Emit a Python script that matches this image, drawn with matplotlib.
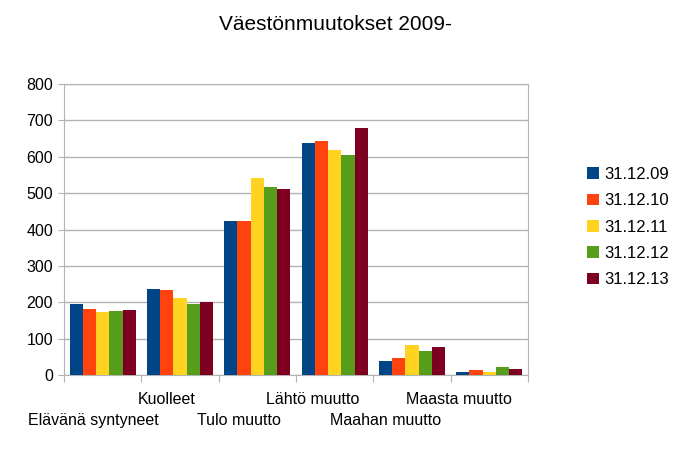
import numpy as np
import matplotlib.pyplot as plt

plt.rcParams['font.family'] = ['Liberation Sans', 'DejaVu Sans']

categories = ["Elävänä syntyneet", "Kuolleet", "Tulo muutto",
              "Lähtö muutto", "Maahan muutto", "Maasta muutto"]
series = ["31.12.09", "31.12.10", "31.12.11", "31.12.12", "31.12.13"]
values = [
    [195, 237, 424, 639, 39, 8],   # 31.12.09
    [182, 234, 424, 644, 48, 14],  # 31.12.10
    [174, 212, 542, 619, 83, 8],   # 31.12.11
    [177, 196, 517, 606, 66, 22],  # 31.12.12
    [180, 202, 510, 680, 77, 17],  # 31.12.13
]
colors = ["#004586", "#ff420e", "#ffd320", "#579d1c", "#7e0021"]

fig = plt.figure(figsize=(7, 4.62), dpi=100)
ax = fig.add_axes([64 / 700, 87 / 462, 464 / 700, 291 / 462])

x = np.arange(len(categories))
bw = 0.171
for i, (name, vals) in enumerate(zip(series, values)):
    ax.bar(x + (i - 2) * bw, vals, width=bw, color=colors[i], label=name, zorder=3)

ax.set_xlim(-0.5, len(categories) - 0.5)
ax.set_ylim(0, 800)
ax.set_yticks(range(0, 801, 100))
ax.yaxis.grid(True, color="#b3b3b3", lw=1, zorder=0)
ax.tick_params(axis="y", labelsize=11.5, length=4, color="#b3b3b3", pad=4)
ax.set_xticks(np.arange(-0.5, len(categories), 1.0))
ax.set_xticklabels([])
ax.tick_params(axis="x", length=5, color="#b3b3b3")
for s in ax.spines.values():
    s.set_color("#b3b3b3")

# staggered category labels
for i, cat in enumerate(categories):
    lx = -0.123 + 0.945 * i
    ly = -0.085 if i % 2 else -0.155
    ax.text(lx, ly, cat, transform=ax.get_xaxis_transform(), ha="center",
            va="center", fontsize=11.5)

fig.text(335 / 700, 1 - 24 / 462, "Väestönmuutokset 2009-", ha="center",
         va="center", fontsize=15)

ax.legend(loc="center left", bbox_to_anchor=(572 / 700, 1 - 227 / 462),
          bbox_transform=fig.transFigure, frameon=False, fontsize=12,
          handlelength=0.7, handleheight=0.7, handletextpad=0.35,
          labelspacing=0.68)

fig.savefig("out.png", dpi=100)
========
Copy each line above precisely, dropping the pictures.

> _Response to the exercise_
Emit a Python script that matches this image, drawn with matplotlib.
import numpy as np
import matplotlib.pyplot as plt

plt.rcParams['font.family'] = ['Liberation Sans', 'DejaVu Sans']

categories = ["Elävänä syntyneet", "Kuolleet", "Tulo muutto",
              "Lähtö muutto", "Maahan muutto", "Maasta muutto"]
series = ["31.12.09", "31.12.10", "31.12.11", "31.12.12", "31.12.13"]
values = [
    [195, 237, 424, 639, 39, 8],   # 31.12.09
    [182, 234, 424, 644, 48, 14],  # 31.12.10
    [174, 212, 542, 619, 83, 8],   # 31.12.11
    [177, 196, 517, 606, 66, 22],  # 31.12.12
    [180, 202, 510, 680, 77, 17],  # 31.12.13
]
colors = ["#004586", "#ff420e", "#ffd320", "#579d1c", "#7e0021"]

fig = plt.figure(figsize=(7, 4.62), dpi=100)
ax = fig.add_axes([64 / 700, 87 / 462, 464 / 700, 291 / 462])

x = np.arange(len(categories))
bw = 0.171
for i, (name, vals) in enumerate(zip(series, values)):
    ax.bar(x + (i - 2) * bw, vals, width=bw, color=colors[i], label=name, zorder=3)

ax.set_xlim(-0.5, len(categories) - 0.5)
ax.set_ylim(0, 800)
ax.set_yticks(range(0, 801, 100))
ax.yaxis.grid(True, color="#b3b3b3", lw=1, zorder=0)
ax.tick_params(axis="y", labelsize=11.5, length=4, color="#b3b3b3", pad=4)
ax.set_xticks(np.arange(-0.5, len(categories), 1.0))
ax.set_xticklabels([])
ax.tick_params(axis="x", length=5, color="#b3b3b3")
for s in ax.spines.values():
    s.set_color("#b3b3b3")

# staggered category labels
for i, cat in enumerate(categories):
    lx = -0.123 + 0.945 * i
    ly = -0.085 if i % 2 else -0.155
    ax.text(lx, ly, cat, transform=ax.get_xaxis_transform(), ha="center",
            va="center", fontsize=11.5)

fig.text(335 / 700, 1 - 24 / 462, "Väestönmuutokset 2009-", ha="center",
         va="center", fontsize=15)

ax.legend(loc="center left", bbox_to_anchor=(572 / 700, 1 - 227 / 462),
          bbox_transform=fig.transFigure, frameon=False, fontsize=12,
          handlelength=0.7, handleheight=0.7, handletextpad=0.35,
          labelspacing=0.68)

fig.savefig("out.png", dpi=100)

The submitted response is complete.